╭─ DATASET ROWS

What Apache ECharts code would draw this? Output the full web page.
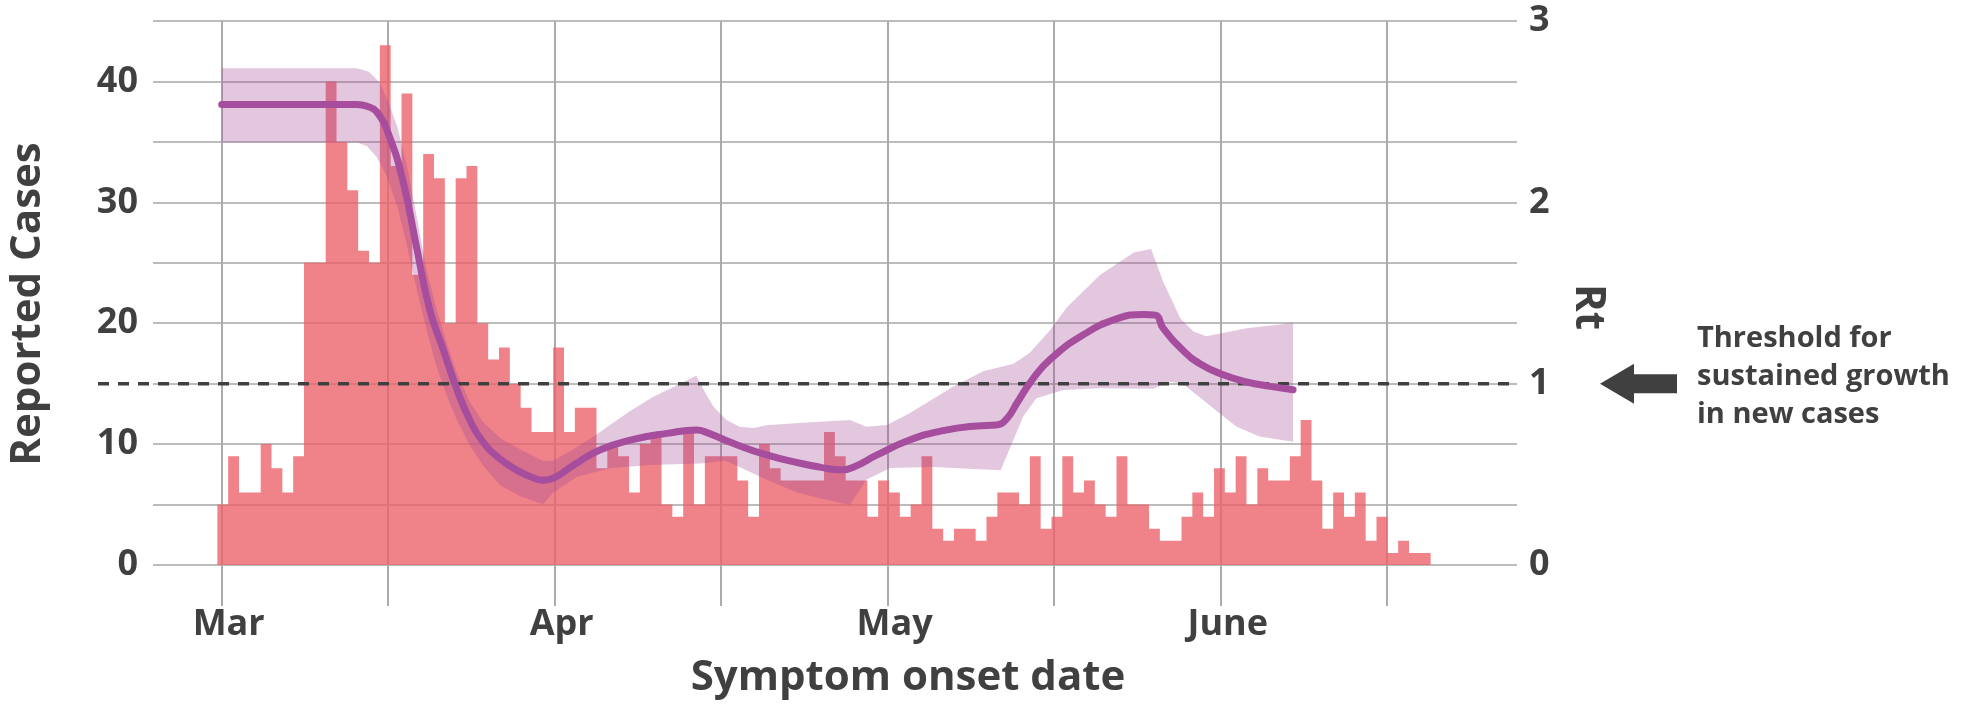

╰─
╭─ DATASET ROWS

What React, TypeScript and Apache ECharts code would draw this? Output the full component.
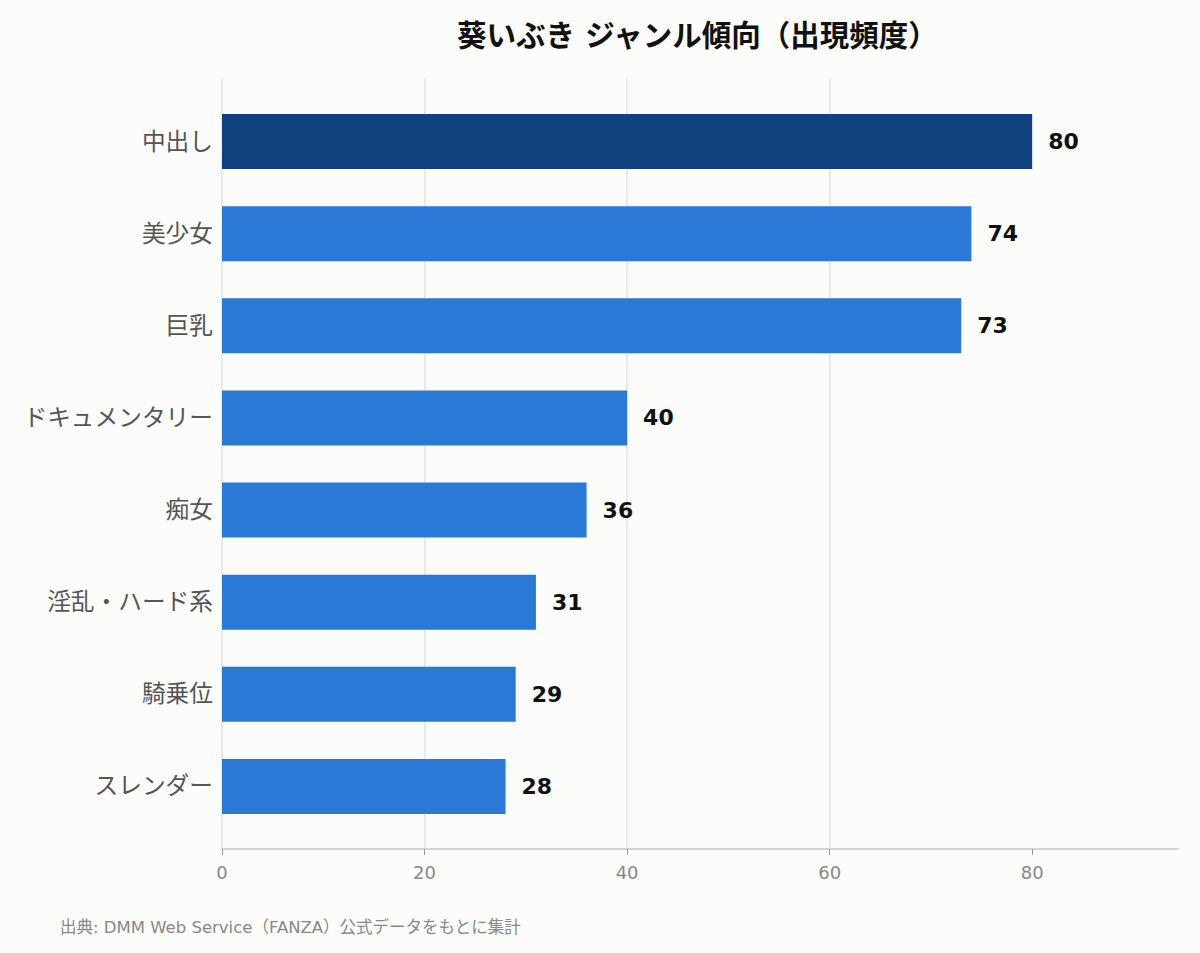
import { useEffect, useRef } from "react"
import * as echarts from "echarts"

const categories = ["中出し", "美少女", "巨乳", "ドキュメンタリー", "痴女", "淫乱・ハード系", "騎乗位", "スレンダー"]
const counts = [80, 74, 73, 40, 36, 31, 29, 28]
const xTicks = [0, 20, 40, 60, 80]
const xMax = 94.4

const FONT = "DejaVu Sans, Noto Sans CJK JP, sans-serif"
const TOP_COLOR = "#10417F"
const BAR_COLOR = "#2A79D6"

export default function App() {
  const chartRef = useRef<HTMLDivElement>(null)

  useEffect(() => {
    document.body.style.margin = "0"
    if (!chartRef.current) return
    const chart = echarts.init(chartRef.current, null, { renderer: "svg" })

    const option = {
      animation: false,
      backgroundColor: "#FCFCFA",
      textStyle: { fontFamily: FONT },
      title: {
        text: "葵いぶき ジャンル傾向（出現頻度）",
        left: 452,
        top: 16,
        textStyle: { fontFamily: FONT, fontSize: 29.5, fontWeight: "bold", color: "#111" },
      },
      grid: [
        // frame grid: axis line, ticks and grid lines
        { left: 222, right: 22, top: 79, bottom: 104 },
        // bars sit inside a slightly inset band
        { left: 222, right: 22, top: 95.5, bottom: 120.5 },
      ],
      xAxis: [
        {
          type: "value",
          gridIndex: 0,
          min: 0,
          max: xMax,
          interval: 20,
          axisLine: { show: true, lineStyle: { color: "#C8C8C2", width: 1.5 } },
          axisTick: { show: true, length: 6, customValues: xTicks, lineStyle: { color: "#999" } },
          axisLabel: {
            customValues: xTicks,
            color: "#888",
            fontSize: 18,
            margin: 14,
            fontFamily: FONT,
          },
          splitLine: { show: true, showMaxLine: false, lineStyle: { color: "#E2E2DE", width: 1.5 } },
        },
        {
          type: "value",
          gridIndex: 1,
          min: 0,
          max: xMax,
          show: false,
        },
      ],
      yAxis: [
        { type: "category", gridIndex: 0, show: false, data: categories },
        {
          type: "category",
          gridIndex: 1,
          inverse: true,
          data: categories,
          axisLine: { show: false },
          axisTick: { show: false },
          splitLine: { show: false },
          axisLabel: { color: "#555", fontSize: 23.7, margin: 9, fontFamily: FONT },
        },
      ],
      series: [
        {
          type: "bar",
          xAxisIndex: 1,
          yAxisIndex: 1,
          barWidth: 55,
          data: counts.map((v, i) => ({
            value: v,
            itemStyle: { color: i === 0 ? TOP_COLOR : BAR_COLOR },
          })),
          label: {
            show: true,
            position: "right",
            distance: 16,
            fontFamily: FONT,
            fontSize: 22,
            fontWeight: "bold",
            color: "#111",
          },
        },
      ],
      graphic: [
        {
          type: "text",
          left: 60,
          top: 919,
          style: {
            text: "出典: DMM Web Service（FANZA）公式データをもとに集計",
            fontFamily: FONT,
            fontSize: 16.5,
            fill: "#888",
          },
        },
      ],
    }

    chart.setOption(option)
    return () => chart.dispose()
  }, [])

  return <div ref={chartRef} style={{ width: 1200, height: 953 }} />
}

╰─

**WORK TO DO:**
Copy each line of the records that contains the word "Apache".

**RESPONSE TO THE EXERCISE:**
What Apache ECharts code would draw this? Output the full web page.
What React, TypeScript and Apache ECharts code would draw this? Output the full component.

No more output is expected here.